In Retirement News for Employers, December 18, 2014 Edition, the Internal Revenue Service (“IRS”) discuss the one-rollover-per year rule that applies to IRAs. Here is what the IRS says:
Beginning in 2015, you can make only one rollover from an IRA to another (or the same) IRA in any 12-month period, regardless of the number of IRAs you own (IRS Announcements 2014-15 and 2014-32). The limit will apply by aggregating all of an individual’s IRAs, including SEP and SIMPLE IRAs as well as traditional and Roth IRAs, effectively treating them as one IRA for purposes of the limit.
• Trustee-to-trustee transfers between IRAs are not limited • Rollovers from traditional to Roth IRAs (“conversions”) are not limited
Transition rule ignores some 2014 distributions
IRA distributions rolled over to another (or the same) IRA in 2014 will not prevent a 2015 distribution from being rolled over provided the 2015 distribution is from a different IRA involved in the 2014 rollover.
Example: If you have three traditional IRAs, IRA-1, IRA-2 and IRA-3, and in 2014 you took a distribution from IRA-1 and rolled it into IRA-2, you could not roll over a distribution from IRA-1 or IRA-2 within a year of the 2014 distribution but you could roll over a distribution from IRA-3. This transition rule applies only to 2014 distributions and only if different IRAs are involved. So if you took a distribution from IRA-1 on January 1, 2015, and rolled it over into IRA-2 the same day, you could not roll over any other 2015 IRA distribution (unless it’s a conversion).
Background of the one-per-year rule
Under the basic rollover rule, you don’t have to include in your gross income any amount distributed to you from an IRA if you deposit the amount into another eligible plan (including an IRA) within 60 days (Internal Revenue Code Section 408(d)(3)). Internal Revenue Code Section 408(d)(3)(B) limits taxpayers to one IRA-to-IRA rollover in any 12-month period. Proposed Treasury Regulation Section 1.408-4(b)(4)(ii), published in 1981, and IRS Publication, Individual Retirement Arrangements (IRAs) interpreted this limitation as applying on an IRA-by-IRA basis, meaning a rollover from one IRA to another would not affect a rollover involving other IRAs of the same individual. However, the Tax Court held in 2014 that you can’t make a non-taxable rollover from one IRA to another if you have already made a rollover from any of your IRAs in the preceding 1-year period (Bobrow v. Commissioner, T.C. Memo. 2014-21).

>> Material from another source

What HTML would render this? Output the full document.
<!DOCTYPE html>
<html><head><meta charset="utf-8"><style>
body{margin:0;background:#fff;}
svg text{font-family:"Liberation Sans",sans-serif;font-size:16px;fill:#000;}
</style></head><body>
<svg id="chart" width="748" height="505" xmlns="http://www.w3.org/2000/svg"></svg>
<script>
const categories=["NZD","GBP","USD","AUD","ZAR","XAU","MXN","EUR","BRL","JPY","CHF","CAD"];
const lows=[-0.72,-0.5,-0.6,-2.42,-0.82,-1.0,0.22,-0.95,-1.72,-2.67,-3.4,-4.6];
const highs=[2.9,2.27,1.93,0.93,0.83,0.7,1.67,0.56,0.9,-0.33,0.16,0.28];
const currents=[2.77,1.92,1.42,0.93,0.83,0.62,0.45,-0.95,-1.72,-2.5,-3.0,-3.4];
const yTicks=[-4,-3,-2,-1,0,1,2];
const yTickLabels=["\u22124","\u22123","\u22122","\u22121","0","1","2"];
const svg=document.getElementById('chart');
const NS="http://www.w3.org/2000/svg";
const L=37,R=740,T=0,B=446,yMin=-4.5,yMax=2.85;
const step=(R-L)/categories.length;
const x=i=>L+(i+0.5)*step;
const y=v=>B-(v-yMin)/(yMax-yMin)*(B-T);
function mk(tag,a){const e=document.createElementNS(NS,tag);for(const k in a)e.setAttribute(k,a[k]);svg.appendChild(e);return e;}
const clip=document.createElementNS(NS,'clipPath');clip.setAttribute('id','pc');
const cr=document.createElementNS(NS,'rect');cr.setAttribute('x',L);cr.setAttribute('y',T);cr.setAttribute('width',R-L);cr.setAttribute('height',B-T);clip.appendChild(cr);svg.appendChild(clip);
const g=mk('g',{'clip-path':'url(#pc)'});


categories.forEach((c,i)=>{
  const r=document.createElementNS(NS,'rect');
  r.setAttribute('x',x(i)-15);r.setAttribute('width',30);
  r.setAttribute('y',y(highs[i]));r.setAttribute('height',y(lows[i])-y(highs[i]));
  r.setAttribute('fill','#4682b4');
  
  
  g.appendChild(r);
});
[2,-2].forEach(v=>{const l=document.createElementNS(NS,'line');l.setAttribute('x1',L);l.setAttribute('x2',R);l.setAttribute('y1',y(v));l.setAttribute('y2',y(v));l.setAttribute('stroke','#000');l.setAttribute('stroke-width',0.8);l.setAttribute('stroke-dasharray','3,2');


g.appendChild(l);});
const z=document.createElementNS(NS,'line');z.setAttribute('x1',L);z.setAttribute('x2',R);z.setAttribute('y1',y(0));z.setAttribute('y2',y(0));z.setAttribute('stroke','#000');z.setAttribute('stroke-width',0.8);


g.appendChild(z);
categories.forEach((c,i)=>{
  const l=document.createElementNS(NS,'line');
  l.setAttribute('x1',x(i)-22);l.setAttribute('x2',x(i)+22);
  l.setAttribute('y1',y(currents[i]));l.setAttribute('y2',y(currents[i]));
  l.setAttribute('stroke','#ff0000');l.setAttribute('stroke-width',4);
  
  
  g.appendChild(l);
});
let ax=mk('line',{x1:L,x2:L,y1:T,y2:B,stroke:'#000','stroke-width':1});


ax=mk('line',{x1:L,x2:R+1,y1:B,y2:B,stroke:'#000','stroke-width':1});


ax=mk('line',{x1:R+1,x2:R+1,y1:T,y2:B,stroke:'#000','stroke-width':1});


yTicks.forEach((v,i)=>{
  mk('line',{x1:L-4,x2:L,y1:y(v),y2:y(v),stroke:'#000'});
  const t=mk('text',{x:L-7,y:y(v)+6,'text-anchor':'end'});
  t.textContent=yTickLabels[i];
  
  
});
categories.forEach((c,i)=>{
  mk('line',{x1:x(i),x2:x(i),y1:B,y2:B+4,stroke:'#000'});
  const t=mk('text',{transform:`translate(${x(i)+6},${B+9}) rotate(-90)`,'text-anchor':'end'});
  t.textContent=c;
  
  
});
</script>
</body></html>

Tax consequences of the one-rollover-per-year limit
Beginning in 2015, if you receive a distribution from an IRA of previously untaxed amounts:
• you must include the amounts in gross income if you made an IRA-to-IRA rollover in the preceding 12 months (unless the transition rule above applies), and • you may be subject to the 10% early withdrawal tax on the amounts you include in gross income.
Additionally, if you pay the distributed amounts into another (or the same) IRA, the amounts may be:
• treated as an excess contribution, and • taxed at 6% per year as long as they remain in the IRA.
Direct transfers of IRA money are not limited
This change won’t affect your ability to transfer funds from one IRA trustee directly to another, because this type of transfer isn’t a rollover (Revenue Ruling 78-406). The one-rollover-per-year rule of Internal Revenue Code Section 408(d)(3)(B) applies only to rollovers.